Mice don’t really scare me. They bother me, because they can get anywhere, leave poop anywhere, chew threw things and leave messy nests anywhere. But they don’t scare me. Except when they take me by surprise and I’m home alone. I grabbed my keys and went to Kelsey’s, not even bothering to call ahead.
Flash forward to this afternoon. I was reclining on the loveseat when I saw a blur of brown cross the floor from my couch to the other couch. At least it was under the other couch now.
But then a few minutes later, I clearly saw the mouse crawl up the side of the couch and go under the cushion. Too much for me. I was off the couch, sitting on the back of a kitchen chair with my feet on the seat. (Home alone again).
Perhaps an hour later (when I was sitting in the chair like a normal person again and much more collected), I heard a scurrying behind me. I turned my head to see an iguana scurrying towards the back of the house.
Not a baby iguana, either. The green body was at least a foot long…the tail was probably closer to 2 feet long. It was not the biggest iguana I have ever seen. But it was not a baby.
And a straight shot from the front door brings one directly into…my bedroom. For some odd reason, my bedroom door happened to be open.
Iguana in my bedroom.
The menacing tail I could see from the hallway... |
At this point, I grabbed my phone and ran out the front door, calling my friend Rachel in near hysterics. She told me to shut the other doors in my house, get a broom, and shoo it out. As calm as ever, of course.
So I tried to do what she told me. I stood on my bed with my broom, and shook it at the iguana, who was hiding next to the dresser.
The iguana ran under my bed.
Hopping all around on my bed did not make him run out.
Once again shaken, I left my room and waited for Jenni to get home.
When she did, she went into my room—full of bravery—and looked under the bed. She saw no iguana. She checked behind my dresser, and we looked in my closet. We were about to give up (even though I knew he had to still be in the room somewhere), when I decided to just pull my bed away from the wall a little bit.
Cue a big green iguana scurrying past us both and towards the front of the house. Jenni let out a satisfying scream and I did my “scared to touch the ground” dance. The unfortunate part of this…we didn’t see the iguana go out the front door.
We looked around the living room—the only place he could be, but we didn’t see him.
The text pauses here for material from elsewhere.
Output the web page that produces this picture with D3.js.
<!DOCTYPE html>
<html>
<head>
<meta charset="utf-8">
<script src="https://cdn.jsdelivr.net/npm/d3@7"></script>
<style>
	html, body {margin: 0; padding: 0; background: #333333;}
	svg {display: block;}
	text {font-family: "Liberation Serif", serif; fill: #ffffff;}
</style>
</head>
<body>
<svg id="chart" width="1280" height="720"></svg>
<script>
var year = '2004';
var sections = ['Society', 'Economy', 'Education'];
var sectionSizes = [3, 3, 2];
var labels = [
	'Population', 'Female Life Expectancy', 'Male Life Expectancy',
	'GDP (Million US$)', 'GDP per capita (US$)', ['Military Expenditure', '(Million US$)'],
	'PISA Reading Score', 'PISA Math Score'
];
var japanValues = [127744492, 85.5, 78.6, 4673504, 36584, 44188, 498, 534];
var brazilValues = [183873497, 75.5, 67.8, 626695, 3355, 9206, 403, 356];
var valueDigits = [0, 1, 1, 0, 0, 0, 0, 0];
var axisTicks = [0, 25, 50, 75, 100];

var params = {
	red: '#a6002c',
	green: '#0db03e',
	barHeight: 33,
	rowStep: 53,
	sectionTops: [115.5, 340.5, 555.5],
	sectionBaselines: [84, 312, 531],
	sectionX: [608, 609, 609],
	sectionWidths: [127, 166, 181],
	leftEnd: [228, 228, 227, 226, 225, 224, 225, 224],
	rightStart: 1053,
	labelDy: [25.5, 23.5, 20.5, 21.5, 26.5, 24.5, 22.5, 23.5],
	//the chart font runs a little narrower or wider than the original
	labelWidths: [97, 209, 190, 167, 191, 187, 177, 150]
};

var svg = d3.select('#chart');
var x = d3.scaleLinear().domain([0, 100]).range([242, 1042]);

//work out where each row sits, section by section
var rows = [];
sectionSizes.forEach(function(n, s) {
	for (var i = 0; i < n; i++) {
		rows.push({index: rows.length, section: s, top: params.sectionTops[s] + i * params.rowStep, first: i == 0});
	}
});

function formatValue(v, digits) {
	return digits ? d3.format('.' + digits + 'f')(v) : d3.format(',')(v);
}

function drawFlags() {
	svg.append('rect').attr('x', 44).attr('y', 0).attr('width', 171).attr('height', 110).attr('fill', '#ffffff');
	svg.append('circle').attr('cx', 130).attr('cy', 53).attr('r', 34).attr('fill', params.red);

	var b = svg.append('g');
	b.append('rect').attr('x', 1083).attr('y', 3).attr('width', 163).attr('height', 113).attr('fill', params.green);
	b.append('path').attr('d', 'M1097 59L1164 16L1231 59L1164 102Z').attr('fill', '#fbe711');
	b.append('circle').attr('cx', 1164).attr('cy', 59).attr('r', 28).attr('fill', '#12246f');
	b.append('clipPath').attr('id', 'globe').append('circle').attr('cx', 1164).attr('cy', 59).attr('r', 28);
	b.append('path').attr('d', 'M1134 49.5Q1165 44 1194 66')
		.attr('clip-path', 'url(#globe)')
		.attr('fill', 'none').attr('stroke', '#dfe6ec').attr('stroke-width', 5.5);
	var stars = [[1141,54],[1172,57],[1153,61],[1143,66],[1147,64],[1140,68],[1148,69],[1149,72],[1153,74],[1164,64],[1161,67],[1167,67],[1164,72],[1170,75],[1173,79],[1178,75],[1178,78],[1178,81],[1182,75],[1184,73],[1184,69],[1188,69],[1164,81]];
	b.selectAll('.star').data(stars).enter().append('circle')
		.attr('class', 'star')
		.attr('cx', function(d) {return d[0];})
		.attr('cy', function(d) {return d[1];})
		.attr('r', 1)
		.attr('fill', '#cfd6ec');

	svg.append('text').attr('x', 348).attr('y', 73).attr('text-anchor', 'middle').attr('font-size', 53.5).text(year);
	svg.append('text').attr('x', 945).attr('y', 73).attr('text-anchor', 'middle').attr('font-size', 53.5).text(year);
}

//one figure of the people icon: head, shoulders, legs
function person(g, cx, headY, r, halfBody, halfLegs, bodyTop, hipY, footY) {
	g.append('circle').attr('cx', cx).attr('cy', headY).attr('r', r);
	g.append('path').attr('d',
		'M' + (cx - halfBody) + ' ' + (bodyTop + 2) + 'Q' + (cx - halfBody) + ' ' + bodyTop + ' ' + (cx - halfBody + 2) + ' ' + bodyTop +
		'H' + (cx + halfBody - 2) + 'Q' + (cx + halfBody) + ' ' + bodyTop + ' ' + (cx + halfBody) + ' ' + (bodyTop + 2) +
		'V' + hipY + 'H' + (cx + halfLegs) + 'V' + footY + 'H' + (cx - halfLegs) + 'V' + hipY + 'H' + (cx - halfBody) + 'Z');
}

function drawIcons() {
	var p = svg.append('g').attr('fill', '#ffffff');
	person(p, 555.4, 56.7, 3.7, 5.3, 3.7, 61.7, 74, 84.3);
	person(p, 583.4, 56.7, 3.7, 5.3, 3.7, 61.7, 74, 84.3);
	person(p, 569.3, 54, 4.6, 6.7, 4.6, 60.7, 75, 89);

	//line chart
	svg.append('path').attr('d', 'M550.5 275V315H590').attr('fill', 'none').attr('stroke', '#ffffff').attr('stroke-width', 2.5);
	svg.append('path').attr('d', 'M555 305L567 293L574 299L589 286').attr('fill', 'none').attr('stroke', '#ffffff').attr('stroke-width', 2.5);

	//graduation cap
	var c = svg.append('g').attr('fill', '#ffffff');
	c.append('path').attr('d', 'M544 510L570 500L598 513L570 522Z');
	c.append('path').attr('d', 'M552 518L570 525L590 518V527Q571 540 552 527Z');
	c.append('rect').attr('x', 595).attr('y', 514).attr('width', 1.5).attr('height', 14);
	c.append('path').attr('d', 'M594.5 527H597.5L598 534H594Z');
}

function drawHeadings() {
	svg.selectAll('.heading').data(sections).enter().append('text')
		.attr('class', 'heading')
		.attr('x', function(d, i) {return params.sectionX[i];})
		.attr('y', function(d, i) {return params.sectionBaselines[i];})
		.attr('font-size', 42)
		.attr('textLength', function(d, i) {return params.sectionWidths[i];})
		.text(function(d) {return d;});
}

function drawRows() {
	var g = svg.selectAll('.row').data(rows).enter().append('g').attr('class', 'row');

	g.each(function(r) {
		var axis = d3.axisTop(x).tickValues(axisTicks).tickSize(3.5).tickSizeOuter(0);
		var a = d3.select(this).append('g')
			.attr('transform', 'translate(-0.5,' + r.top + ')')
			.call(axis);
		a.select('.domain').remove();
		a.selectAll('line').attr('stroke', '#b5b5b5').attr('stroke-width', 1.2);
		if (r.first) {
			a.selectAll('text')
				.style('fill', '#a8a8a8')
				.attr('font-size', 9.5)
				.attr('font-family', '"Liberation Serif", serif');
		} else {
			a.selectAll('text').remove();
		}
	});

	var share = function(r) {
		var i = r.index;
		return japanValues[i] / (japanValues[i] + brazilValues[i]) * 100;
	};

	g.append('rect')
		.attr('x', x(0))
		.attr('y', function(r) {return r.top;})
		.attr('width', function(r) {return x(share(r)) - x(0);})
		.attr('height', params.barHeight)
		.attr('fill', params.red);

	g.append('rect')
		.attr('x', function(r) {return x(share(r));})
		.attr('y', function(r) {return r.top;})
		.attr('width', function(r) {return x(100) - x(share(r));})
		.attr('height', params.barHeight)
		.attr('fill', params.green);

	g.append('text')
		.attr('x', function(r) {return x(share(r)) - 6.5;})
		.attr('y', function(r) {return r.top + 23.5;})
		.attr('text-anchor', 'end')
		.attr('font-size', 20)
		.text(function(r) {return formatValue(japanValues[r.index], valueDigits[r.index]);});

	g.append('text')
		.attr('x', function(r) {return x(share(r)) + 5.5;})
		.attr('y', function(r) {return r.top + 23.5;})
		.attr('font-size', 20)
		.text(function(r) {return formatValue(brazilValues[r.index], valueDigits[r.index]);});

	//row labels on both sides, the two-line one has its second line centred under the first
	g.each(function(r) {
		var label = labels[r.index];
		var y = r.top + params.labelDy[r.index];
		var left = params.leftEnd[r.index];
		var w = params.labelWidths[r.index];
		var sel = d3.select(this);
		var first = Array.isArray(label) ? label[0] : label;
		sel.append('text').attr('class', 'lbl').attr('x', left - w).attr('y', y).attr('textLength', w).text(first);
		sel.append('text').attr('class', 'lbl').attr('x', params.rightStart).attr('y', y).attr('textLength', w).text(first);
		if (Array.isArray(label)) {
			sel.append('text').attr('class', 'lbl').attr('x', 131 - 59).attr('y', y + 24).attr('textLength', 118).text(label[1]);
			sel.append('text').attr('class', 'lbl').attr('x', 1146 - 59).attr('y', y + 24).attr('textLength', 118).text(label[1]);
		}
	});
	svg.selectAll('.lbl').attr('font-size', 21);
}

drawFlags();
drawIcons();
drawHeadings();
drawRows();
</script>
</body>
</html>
However, as Jenni said, “he proved he is a very effective hider!” Still, we decided we could sleep easily that night.
This morning I saw the iguana sitting on the wall behind our futon right by the front door.
Dang iguana.
Not a great picture...but since I was scared it would wake up and run off again, this is what you get. |
Thankfully, Kelsey was enthusiastic about helping to get the iguana out, and using a broom, a mop, some careful furniture placement, and good strategy, the two of us got the iguana out.
Kelsey and our iguana-herding barricades. (Strategy involved: close the door...shoo the iguana to the right. Open the door...shoo the iguana out). |
The thing was much less scary in the daylight of the living room rather than the shadows of my bedroom.
Hurray for Kelsey!!
My house is now iguana-free. And I set out traps for the mice. So…hopefully it will soon be mouse-free too.
Oh Sue... this is both hilarious and horrifying! What a story, glad you've managed to de-iguanify your house!